> [Dataset entries]
§

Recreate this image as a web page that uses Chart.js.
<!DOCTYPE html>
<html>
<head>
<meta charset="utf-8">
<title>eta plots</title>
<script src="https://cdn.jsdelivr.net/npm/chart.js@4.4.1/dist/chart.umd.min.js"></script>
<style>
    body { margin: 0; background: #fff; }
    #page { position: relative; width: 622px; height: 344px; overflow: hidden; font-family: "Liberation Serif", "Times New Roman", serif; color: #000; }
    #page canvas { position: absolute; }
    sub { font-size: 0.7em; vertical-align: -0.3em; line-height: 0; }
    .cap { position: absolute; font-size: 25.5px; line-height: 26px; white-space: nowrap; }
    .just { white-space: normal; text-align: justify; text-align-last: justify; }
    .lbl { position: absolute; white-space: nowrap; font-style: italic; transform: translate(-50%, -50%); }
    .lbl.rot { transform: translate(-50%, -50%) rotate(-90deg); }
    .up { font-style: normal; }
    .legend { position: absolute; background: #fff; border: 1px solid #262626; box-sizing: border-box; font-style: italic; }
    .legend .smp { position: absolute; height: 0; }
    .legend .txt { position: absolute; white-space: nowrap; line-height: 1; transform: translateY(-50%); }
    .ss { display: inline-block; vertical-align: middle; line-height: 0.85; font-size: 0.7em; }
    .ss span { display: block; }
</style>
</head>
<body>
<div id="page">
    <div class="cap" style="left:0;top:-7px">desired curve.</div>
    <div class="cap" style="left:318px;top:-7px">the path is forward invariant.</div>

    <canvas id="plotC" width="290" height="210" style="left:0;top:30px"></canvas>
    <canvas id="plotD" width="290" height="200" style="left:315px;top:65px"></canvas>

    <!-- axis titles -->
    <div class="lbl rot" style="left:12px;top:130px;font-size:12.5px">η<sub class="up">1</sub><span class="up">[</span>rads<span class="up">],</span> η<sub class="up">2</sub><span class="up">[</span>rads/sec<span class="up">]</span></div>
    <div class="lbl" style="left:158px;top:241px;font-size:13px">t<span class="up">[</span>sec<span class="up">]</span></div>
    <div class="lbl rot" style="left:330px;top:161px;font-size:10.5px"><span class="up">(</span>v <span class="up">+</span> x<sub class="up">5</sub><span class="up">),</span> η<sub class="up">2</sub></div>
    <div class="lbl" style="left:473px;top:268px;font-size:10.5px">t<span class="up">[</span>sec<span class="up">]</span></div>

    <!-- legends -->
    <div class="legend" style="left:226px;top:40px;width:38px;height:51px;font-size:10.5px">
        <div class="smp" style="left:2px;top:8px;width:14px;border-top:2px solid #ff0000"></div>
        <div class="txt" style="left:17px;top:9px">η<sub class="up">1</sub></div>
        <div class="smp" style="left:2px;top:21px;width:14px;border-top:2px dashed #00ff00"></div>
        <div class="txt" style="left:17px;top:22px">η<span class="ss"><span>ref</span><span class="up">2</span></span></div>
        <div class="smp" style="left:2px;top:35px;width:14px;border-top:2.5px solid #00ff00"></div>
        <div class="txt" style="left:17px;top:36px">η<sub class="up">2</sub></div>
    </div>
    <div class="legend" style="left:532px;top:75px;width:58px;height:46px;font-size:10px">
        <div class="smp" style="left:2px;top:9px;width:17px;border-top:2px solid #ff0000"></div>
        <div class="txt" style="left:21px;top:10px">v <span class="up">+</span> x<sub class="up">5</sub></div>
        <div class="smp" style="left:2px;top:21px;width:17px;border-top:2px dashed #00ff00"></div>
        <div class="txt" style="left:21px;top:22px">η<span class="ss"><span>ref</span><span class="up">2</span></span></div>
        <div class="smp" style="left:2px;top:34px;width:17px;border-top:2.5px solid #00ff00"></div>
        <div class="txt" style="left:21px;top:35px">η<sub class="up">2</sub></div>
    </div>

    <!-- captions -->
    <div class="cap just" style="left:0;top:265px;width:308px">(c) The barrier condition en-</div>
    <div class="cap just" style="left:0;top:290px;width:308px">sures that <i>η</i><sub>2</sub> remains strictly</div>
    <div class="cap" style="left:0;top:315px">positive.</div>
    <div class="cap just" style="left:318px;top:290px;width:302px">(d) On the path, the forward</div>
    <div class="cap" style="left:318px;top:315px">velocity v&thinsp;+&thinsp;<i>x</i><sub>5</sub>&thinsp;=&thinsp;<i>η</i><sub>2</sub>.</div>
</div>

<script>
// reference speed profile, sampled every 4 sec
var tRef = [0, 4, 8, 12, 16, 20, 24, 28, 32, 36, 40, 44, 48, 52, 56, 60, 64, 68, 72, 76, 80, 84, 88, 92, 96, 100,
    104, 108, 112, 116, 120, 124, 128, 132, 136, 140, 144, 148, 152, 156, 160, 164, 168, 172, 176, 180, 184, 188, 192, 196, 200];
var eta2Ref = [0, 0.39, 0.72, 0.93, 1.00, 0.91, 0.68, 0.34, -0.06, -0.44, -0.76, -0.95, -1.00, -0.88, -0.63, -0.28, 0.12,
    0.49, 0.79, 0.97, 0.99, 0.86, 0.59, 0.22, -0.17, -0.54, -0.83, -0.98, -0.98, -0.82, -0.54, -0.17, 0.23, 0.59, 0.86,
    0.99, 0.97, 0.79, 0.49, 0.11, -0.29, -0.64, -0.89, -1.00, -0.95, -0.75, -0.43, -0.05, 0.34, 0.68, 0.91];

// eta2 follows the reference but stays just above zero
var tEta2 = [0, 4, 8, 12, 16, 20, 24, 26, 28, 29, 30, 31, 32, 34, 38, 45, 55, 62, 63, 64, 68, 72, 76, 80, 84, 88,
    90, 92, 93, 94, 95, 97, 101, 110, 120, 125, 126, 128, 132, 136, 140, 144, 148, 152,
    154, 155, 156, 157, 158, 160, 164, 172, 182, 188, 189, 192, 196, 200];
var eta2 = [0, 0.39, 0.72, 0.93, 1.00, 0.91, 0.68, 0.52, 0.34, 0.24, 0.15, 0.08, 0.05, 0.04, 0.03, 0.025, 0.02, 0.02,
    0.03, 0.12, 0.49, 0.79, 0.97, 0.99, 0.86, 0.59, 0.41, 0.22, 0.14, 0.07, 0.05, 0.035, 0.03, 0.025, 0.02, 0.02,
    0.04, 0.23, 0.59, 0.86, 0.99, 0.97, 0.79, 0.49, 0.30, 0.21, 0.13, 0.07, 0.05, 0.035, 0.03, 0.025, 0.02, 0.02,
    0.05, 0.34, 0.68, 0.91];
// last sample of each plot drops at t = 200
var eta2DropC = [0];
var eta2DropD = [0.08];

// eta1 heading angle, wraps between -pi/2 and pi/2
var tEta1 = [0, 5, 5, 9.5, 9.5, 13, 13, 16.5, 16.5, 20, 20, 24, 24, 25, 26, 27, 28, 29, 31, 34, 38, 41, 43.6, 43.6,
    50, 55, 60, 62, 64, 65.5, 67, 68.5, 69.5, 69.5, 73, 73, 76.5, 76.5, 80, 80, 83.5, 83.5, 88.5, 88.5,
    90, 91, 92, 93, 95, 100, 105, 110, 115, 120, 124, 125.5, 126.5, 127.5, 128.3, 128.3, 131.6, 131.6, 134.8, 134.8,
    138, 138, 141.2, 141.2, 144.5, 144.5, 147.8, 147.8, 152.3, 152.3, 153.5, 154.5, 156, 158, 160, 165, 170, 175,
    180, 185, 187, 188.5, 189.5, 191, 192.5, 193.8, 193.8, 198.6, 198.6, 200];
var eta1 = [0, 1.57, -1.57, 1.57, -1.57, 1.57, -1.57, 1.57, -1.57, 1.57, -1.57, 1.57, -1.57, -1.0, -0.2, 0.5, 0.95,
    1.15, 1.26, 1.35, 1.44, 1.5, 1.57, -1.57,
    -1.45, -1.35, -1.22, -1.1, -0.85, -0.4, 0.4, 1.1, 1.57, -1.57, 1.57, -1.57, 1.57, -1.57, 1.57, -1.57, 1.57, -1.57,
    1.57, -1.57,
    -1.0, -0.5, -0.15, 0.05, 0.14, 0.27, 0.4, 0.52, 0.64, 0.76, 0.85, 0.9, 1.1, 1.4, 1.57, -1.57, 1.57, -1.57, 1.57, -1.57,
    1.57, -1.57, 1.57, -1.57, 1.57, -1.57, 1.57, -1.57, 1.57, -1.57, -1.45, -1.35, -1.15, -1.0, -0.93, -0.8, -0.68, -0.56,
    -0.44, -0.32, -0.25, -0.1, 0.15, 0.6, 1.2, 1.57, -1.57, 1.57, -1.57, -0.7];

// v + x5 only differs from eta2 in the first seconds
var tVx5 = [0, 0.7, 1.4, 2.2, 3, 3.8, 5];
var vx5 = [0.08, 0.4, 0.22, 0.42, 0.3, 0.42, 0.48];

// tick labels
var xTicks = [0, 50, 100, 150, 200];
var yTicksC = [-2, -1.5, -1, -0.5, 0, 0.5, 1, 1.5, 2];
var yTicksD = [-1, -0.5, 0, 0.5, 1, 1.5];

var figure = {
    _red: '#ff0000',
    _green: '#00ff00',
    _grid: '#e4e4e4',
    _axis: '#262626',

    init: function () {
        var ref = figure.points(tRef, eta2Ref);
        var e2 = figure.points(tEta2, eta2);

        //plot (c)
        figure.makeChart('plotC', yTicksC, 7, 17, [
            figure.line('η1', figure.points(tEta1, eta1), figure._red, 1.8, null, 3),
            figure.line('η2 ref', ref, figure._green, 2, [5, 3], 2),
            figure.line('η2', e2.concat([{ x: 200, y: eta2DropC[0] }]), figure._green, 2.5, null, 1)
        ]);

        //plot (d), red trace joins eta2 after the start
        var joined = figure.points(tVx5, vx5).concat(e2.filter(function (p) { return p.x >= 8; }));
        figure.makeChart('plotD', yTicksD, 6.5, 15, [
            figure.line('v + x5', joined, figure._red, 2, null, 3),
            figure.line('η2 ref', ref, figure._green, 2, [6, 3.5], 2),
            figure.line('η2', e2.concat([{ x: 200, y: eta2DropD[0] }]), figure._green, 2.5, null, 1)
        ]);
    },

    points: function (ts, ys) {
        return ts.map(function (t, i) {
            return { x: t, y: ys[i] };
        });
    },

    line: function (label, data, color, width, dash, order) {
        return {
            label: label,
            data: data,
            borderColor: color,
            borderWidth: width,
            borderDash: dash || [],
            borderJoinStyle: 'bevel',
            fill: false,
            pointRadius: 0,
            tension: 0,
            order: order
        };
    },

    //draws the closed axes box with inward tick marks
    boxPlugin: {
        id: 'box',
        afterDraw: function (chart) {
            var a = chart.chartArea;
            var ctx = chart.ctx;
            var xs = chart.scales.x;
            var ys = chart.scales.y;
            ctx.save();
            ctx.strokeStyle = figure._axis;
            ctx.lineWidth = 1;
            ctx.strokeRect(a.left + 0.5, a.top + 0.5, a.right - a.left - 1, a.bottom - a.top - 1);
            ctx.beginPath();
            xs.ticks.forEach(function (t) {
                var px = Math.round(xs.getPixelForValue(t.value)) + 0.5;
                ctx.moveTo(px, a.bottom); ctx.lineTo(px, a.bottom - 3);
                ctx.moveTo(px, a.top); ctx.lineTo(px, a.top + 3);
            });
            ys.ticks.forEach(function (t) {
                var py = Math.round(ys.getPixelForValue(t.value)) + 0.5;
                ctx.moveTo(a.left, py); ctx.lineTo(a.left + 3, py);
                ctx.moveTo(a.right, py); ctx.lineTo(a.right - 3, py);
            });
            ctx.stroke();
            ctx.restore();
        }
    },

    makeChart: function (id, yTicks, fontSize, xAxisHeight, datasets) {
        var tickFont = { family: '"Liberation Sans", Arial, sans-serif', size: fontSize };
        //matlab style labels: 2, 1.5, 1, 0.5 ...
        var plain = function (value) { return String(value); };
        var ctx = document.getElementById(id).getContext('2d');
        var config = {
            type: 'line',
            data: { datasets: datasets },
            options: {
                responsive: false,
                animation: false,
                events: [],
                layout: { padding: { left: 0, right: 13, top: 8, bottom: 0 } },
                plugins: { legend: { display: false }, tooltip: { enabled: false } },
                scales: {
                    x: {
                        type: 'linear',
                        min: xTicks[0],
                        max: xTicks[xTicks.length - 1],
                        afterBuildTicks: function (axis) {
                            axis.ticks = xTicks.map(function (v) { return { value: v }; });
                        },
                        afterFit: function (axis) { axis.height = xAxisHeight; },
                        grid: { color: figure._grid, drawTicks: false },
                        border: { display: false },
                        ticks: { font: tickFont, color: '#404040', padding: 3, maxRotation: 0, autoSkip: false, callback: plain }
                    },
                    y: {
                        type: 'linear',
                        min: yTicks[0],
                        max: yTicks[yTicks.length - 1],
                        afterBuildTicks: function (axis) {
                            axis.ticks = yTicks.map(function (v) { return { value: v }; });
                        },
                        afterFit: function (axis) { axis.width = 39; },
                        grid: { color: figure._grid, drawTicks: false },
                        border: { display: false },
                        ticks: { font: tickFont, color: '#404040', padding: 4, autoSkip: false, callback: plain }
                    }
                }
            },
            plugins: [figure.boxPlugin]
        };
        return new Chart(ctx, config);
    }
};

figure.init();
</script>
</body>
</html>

§

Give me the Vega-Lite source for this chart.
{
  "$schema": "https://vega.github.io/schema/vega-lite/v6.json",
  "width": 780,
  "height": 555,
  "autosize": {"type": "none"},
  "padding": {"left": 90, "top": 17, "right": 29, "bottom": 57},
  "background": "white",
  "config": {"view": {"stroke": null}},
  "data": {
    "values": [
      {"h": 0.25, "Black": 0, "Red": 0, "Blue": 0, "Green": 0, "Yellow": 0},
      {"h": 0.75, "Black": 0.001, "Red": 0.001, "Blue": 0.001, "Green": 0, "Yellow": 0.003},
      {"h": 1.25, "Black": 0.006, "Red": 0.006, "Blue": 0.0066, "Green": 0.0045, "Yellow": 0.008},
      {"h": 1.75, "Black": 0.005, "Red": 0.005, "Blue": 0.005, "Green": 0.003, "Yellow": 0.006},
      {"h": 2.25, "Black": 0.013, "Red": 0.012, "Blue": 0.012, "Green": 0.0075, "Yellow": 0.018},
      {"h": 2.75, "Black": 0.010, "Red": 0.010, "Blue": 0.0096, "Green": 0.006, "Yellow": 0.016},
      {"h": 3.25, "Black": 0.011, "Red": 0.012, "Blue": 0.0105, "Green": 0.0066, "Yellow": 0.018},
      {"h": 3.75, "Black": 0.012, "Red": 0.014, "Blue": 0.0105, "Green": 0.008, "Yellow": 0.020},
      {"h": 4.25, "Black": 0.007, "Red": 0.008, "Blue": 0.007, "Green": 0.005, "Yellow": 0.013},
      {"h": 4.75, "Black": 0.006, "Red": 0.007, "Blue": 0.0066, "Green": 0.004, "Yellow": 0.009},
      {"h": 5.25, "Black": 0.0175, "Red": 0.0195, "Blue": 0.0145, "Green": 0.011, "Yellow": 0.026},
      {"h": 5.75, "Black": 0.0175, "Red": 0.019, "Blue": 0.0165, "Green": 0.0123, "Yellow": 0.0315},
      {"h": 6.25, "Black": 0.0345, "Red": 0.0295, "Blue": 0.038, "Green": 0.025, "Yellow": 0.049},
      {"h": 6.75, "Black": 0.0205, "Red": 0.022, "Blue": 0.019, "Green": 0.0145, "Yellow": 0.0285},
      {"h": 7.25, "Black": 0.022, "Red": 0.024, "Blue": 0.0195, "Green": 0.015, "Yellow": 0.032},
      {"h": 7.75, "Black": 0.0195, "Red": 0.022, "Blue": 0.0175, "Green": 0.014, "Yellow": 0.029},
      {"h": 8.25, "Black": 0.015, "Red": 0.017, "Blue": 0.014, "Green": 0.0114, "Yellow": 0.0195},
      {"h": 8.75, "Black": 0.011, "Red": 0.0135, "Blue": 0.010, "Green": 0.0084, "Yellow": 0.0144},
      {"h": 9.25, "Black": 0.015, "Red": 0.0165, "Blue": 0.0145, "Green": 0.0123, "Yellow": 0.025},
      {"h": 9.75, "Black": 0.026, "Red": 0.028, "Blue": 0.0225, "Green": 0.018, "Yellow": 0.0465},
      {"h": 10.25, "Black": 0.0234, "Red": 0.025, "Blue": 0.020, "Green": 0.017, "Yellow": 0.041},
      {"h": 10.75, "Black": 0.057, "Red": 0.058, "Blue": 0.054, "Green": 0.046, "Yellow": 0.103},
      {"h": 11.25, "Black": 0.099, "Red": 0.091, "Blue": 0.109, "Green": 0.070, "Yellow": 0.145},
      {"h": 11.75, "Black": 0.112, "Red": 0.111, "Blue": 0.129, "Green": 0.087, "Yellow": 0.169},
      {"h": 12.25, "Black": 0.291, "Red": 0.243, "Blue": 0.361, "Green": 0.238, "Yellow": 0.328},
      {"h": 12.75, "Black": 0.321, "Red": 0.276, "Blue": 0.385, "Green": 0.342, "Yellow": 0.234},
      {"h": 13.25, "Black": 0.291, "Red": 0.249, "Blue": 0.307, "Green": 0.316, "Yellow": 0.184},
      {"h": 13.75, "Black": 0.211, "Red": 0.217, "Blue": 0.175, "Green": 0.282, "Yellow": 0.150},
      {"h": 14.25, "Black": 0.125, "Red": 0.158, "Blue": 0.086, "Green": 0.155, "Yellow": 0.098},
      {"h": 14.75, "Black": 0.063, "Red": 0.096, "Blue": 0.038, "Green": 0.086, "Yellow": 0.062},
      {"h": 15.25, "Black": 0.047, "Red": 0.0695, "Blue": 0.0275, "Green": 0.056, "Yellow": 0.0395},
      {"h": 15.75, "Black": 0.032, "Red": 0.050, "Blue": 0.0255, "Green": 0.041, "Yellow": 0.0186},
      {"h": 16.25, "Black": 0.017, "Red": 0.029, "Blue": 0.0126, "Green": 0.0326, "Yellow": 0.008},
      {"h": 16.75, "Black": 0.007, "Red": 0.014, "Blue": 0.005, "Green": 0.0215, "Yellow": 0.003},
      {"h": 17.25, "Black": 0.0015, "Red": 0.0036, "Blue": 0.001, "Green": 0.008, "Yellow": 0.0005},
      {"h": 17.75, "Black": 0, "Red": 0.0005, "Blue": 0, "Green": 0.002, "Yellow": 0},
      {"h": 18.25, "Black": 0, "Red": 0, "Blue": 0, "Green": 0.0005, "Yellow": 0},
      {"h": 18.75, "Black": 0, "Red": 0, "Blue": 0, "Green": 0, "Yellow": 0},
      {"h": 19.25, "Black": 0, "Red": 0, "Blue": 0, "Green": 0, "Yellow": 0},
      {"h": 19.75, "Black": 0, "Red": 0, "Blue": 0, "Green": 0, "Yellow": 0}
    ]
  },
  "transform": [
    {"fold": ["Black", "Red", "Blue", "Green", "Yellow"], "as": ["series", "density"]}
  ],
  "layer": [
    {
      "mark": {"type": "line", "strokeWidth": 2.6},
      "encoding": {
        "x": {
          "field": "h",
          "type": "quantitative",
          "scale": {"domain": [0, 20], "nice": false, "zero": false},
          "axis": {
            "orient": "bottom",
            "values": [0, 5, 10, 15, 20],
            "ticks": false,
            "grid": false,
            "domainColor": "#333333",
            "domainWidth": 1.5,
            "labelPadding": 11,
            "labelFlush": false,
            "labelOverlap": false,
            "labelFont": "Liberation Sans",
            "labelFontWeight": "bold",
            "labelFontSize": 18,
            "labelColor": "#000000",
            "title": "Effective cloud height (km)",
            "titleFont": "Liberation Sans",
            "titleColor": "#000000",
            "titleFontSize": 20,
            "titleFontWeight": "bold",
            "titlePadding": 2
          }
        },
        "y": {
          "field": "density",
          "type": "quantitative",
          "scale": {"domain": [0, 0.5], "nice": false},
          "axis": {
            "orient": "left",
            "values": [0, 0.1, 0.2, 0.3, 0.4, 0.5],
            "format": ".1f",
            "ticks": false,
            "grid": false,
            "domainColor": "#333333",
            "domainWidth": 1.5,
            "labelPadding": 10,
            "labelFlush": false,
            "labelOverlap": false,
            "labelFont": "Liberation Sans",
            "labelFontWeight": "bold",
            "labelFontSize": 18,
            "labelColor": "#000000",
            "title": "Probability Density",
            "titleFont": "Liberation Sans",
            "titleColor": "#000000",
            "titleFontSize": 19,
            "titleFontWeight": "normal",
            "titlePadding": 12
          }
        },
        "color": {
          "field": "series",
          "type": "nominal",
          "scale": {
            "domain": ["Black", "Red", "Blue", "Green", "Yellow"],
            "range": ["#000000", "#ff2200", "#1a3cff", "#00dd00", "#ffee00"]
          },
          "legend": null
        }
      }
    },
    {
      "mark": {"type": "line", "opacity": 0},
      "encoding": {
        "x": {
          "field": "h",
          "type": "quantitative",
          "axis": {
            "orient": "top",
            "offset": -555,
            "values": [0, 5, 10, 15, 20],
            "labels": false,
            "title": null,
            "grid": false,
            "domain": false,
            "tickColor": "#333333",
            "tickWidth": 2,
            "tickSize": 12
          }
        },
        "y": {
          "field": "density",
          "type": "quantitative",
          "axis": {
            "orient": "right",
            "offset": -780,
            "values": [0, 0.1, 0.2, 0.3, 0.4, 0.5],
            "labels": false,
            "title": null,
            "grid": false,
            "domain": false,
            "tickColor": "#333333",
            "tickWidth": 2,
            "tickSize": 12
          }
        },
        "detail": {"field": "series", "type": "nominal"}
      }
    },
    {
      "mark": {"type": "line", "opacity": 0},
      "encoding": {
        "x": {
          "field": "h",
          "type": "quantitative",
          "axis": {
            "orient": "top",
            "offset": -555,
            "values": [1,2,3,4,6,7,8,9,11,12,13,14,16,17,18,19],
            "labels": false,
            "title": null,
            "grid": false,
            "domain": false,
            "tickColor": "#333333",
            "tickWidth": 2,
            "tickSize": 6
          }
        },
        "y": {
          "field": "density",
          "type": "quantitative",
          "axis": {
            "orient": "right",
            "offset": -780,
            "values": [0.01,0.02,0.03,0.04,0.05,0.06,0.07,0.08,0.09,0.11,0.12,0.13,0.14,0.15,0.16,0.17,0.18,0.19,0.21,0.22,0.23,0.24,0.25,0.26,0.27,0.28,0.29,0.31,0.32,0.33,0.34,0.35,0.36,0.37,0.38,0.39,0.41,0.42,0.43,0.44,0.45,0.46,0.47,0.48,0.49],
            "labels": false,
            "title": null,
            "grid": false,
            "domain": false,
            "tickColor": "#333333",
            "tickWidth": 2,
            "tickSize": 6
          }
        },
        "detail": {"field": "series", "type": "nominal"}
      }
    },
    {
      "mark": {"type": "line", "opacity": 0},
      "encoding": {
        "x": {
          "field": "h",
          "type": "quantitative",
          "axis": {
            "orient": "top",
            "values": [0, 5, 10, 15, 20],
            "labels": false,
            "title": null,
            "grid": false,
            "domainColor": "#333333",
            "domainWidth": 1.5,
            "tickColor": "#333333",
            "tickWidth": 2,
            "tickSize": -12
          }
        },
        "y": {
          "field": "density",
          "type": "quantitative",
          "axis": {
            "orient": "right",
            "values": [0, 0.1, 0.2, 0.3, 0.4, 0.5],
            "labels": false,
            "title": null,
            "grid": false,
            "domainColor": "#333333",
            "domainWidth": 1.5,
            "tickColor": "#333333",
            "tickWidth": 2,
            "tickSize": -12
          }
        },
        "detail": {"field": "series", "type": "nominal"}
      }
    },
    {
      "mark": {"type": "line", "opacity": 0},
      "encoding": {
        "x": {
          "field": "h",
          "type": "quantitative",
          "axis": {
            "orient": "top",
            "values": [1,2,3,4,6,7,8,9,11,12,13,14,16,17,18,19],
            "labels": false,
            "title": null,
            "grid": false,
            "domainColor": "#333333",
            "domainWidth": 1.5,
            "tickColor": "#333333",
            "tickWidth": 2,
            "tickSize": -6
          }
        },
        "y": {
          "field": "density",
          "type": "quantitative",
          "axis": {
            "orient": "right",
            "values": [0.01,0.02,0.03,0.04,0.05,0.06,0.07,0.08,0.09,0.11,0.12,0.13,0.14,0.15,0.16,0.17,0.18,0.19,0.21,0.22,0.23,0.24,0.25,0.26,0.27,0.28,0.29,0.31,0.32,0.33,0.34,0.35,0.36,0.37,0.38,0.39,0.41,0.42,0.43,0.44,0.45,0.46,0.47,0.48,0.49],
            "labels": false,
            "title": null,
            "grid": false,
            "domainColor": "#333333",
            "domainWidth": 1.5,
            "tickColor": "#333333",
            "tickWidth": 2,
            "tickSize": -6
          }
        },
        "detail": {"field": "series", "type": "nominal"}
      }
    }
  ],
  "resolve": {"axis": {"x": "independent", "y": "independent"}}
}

§

> [The exercise]
Collect every line with the string "that" from the records, and copy each.

> [Exercise answer]
Recreate this image as a web page that uses Chart.js.
    <div class="cap just" style="left:0;top:290px;width:308px">sures that <i>η</i><sub>2</sub> remains strictly</div>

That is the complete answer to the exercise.